> _REQUIRED WORK_: List all lines of the data that include the string "this".

Entries with chart source code
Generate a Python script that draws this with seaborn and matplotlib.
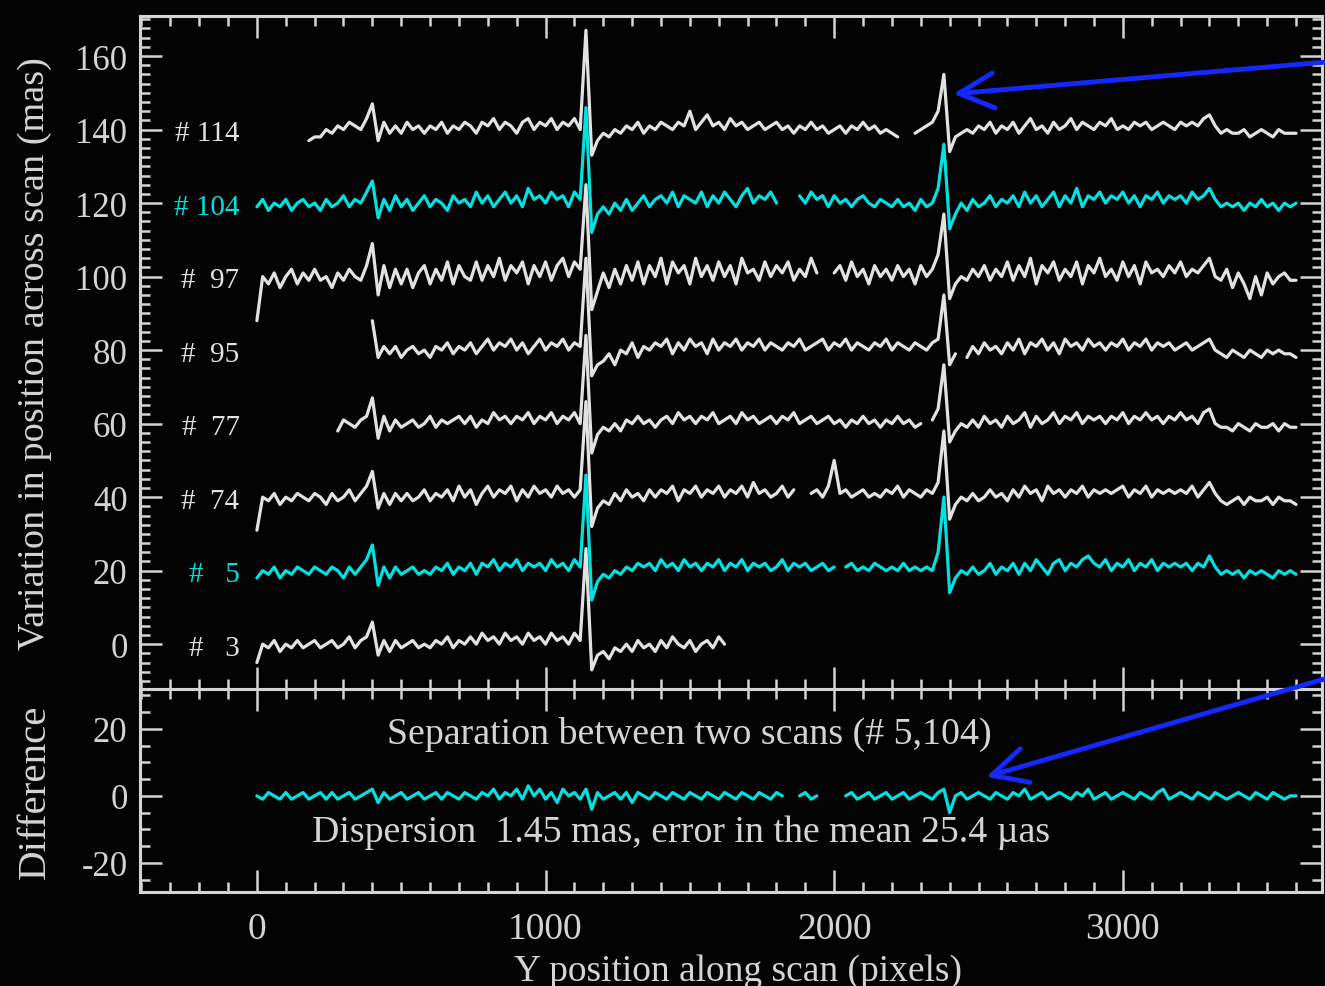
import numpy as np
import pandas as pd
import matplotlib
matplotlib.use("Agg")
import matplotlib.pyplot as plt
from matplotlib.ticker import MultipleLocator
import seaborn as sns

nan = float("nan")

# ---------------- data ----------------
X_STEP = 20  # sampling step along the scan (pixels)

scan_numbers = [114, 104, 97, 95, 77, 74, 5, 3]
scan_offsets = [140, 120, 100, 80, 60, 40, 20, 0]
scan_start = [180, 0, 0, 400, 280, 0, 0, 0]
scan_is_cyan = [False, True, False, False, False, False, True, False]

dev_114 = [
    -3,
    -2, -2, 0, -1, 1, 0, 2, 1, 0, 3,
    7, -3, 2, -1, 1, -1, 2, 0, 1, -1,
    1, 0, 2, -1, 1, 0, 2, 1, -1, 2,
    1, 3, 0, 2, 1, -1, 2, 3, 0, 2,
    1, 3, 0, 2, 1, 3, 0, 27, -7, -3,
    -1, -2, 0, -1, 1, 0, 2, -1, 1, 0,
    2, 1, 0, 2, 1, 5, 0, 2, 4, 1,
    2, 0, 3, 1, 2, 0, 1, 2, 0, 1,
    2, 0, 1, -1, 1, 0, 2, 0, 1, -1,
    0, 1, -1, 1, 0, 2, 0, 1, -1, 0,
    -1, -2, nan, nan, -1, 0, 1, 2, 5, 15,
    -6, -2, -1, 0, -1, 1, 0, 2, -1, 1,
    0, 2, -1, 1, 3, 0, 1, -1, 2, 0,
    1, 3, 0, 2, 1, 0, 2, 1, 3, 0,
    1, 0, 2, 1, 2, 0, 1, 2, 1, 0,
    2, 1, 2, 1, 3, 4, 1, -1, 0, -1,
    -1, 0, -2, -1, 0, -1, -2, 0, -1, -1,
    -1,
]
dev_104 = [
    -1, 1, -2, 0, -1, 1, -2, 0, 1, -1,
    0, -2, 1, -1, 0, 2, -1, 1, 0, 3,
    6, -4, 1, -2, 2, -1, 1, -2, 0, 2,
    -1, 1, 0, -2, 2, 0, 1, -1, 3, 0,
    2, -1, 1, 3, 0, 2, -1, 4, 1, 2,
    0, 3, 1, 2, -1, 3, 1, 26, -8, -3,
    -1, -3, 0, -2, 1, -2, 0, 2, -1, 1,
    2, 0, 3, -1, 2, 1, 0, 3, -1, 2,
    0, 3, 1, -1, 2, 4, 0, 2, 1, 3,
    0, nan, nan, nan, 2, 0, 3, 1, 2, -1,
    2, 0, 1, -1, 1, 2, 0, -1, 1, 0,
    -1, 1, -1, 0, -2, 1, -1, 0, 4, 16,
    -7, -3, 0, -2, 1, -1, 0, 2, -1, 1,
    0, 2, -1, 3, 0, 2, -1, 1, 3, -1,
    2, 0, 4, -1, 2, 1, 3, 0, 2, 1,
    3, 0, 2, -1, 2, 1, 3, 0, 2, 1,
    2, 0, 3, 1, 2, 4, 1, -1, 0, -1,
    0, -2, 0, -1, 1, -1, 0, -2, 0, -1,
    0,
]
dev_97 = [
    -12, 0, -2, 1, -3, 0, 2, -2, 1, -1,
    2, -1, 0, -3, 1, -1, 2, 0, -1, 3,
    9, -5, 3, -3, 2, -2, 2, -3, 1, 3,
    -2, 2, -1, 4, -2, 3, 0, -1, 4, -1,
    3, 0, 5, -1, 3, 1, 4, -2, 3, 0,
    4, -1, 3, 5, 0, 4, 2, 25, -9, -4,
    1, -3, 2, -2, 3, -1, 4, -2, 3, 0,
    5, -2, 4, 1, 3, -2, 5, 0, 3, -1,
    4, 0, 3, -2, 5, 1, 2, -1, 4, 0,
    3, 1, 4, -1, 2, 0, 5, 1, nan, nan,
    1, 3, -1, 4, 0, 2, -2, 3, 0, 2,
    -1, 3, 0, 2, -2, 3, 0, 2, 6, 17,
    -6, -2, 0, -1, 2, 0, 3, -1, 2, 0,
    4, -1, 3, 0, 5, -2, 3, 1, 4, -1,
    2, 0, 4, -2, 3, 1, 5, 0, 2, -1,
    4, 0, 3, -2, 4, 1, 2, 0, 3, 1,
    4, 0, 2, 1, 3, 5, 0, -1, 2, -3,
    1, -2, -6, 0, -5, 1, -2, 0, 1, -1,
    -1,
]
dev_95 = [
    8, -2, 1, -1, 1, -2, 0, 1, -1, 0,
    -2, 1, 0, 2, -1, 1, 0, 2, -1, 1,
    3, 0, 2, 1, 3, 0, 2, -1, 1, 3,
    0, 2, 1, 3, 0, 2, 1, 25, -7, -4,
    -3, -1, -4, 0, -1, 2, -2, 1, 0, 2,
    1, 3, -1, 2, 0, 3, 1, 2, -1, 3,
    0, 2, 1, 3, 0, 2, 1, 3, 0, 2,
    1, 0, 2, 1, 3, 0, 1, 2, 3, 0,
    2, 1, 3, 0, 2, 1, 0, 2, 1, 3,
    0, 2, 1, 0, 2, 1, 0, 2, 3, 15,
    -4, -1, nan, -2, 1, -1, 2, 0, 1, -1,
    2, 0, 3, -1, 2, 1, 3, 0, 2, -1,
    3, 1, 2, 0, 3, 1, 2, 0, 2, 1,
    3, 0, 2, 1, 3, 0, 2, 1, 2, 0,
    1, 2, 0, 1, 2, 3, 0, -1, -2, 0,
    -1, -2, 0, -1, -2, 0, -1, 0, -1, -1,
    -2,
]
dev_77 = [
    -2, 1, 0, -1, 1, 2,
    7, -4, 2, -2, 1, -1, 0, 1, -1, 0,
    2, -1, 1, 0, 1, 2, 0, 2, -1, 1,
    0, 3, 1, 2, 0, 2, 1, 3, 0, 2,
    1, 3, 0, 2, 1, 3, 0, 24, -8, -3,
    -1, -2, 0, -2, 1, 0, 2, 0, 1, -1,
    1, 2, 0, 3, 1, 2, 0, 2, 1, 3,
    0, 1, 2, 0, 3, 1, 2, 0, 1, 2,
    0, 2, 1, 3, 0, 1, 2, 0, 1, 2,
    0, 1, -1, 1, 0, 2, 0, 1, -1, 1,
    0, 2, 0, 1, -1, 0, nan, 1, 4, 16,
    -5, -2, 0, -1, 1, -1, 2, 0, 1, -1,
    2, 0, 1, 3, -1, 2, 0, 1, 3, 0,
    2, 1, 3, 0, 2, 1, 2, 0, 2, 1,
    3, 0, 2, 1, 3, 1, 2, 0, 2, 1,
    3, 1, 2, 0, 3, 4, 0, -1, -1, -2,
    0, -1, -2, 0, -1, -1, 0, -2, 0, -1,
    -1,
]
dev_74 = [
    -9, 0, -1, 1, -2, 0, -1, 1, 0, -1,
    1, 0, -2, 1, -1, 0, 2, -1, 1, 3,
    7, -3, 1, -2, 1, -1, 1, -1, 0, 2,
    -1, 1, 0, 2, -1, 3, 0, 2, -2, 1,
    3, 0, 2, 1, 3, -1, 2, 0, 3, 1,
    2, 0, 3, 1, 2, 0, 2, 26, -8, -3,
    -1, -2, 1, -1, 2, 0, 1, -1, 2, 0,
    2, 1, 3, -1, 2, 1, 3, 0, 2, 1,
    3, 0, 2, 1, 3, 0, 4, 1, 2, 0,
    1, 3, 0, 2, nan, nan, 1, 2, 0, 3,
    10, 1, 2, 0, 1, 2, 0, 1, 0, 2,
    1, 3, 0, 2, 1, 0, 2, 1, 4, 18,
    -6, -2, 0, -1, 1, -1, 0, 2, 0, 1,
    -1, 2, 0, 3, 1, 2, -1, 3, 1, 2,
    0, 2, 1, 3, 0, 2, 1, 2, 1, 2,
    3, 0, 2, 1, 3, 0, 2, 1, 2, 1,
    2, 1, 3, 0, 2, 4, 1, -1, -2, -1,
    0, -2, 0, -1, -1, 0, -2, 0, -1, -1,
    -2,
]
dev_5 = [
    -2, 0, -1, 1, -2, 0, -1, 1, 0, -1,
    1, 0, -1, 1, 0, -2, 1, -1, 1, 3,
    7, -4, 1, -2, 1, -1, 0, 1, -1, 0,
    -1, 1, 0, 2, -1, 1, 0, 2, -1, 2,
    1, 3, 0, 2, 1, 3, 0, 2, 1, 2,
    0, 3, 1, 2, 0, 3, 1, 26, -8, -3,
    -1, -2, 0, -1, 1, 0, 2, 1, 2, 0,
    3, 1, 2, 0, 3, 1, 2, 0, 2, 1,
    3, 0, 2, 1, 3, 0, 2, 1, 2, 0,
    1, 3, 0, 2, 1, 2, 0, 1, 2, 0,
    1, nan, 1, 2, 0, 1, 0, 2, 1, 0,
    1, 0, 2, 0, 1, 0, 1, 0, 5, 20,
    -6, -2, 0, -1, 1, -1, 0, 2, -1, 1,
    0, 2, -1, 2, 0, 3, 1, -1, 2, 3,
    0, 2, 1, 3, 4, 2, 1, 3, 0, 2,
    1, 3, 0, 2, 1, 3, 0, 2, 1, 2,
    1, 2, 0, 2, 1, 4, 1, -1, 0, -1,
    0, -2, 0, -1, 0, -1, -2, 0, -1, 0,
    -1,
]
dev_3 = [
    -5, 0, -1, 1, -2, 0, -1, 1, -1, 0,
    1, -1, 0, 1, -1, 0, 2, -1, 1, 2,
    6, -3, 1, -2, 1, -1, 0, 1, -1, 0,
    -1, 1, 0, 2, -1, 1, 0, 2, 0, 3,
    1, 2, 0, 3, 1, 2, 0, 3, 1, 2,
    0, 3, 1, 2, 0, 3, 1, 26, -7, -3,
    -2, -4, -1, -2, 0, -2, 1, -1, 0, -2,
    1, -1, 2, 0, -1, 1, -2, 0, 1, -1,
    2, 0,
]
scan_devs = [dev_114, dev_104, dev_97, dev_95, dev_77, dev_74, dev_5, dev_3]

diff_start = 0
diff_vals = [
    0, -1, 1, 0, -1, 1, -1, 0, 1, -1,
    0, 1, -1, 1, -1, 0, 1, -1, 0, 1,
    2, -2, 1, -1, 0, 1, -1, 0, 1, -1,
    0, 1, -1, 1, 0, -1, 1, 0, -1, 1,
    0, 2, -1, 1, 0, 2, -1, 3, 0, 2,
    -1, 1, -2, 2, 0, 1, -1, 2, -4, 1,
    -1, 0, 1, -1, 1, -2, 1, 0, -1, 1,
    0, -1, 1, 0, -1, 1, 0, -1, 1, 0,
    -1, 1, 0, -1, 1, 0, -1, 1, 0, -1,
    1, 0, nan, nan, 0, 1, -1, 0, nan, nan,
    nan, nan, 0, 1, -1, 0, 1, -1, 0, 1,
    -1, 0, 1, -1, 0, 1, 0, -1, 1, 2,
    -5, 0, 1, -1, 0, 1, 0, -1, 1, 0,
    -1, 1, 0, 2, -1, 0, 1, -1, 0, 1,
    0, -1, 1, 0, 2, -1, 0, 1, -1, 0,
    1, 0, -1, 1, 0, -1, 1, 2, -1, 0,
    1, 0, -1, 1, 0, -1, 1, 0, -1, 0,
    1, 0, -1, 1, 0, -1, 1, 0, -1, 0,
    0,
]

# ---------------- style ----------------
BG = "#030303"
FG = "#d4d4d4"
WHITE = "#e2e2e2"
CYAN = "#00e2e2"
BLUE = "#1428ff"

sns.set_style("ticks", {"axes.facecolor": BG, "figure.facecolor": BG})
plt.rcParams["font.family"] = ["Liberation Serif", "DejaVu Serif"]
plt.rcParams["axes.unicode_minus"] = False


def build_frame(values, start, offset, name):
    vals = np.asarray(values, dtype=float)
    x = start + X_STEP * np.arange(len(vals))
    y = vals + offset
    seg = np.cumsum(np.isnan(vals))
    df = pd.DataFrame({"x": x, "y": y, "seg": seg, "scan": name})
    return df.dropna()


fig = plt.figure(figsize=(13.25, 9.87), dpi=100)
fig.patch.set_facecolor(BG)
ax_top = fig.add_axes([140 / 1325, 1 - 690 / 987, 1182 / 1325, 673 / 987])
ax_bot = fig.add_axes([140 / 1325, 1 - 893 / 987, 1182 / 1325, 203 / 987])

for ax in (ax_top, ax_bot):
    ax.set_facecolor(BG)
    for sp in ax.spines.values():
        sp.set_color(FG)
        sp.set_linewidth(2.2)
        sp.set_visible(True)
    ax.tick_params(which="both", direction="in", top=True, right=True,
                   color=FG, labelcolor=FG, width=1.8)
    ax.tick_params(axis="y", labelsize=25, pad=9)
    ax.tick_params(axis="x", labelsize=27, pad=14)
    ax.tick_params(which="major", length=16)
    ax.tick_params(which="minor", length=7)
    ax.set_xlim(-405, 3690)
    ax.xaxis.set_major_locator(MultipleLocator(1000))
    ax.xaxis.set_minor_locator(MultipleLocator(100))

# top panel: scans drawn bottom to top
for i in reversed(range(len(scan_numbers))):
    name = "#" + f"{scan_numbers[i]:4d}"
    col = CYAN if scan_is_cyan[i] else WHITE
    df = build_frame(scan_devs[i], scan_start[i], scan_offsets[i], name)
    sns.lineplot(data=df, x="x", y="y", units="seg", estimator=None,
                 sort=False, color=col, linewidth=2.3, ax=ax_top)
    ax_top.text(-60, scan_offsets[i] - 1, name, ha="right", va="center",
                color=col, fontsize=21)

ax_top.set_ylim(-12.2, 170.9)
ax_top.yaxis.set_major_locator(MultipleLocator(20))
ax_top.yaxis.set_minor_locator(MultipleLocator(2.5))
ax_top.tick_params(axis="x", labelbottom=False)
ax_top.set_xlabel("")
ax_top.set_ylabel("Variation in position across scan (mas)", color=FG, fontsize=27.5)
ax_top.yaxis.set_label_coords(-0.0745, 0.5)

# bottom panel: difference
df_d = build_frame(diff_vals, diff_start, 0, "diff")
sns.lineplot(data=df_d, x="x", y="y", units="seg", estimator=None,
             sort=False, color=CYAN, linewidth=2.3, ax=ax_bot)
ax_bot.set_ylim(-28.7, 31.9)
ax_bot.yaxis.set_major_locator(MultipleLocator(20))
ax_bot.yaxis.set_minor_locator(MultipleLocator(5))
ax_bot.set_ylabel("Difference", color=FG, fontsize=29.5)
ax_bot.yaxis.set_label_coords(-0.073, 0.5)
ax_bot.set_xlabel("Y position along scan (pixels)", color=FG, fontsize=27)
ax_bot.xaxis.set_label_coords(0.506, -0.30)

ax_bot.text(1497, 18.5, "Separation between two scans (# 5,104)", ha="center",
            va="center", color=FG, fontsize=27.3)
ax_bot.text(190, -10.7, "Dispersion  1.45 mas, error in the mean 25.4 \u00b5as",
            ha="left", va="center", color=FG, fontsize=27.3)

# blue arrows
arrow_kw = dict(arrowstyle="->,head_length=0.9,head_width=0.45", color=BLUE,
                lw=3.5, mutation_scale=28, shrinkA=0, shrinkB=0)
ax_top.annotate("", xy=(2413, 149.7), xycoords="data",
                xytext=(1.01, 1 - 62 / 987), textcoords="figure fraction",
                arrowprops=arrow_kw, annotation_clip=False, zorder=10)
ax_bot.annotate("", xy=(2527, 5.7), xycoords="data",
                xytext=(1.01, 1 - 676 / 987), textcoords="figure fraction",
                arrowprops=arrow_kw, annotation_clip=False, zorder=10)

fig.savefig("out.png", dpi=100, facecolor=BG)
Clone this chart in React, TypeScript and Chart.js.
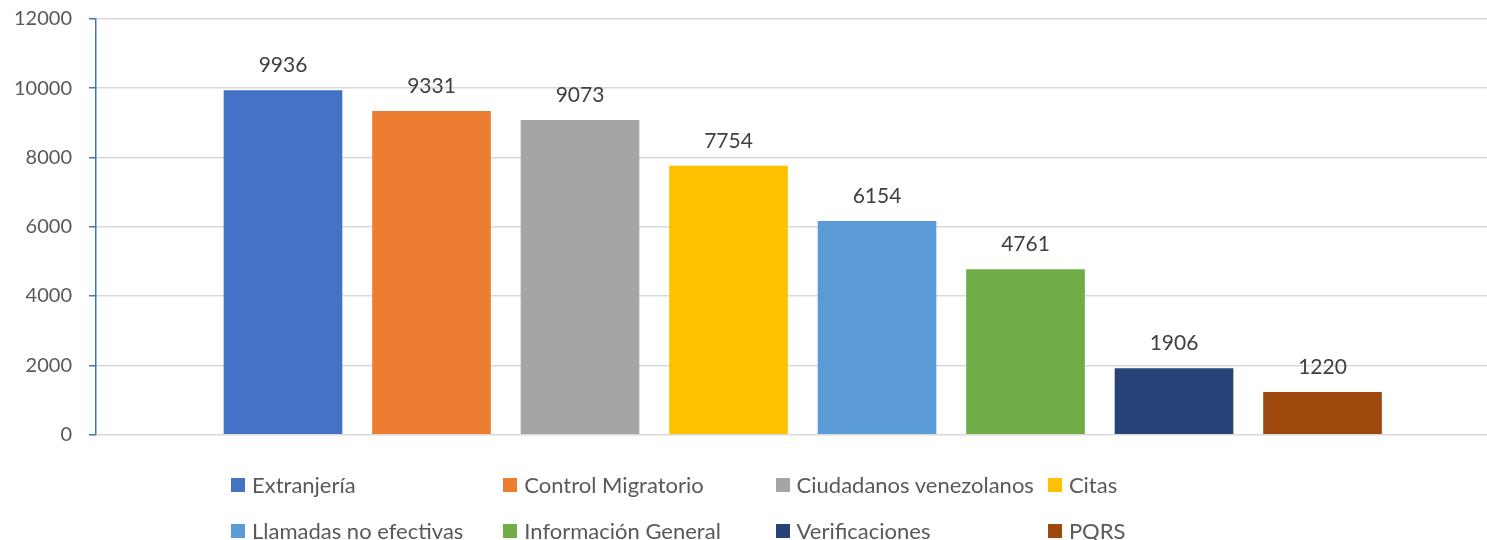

> _FULL OUTPUT_:
Generate a Python script that draws this with seaborn and matplotlib.
Clone this chart in React, TypeScript and Chart.js.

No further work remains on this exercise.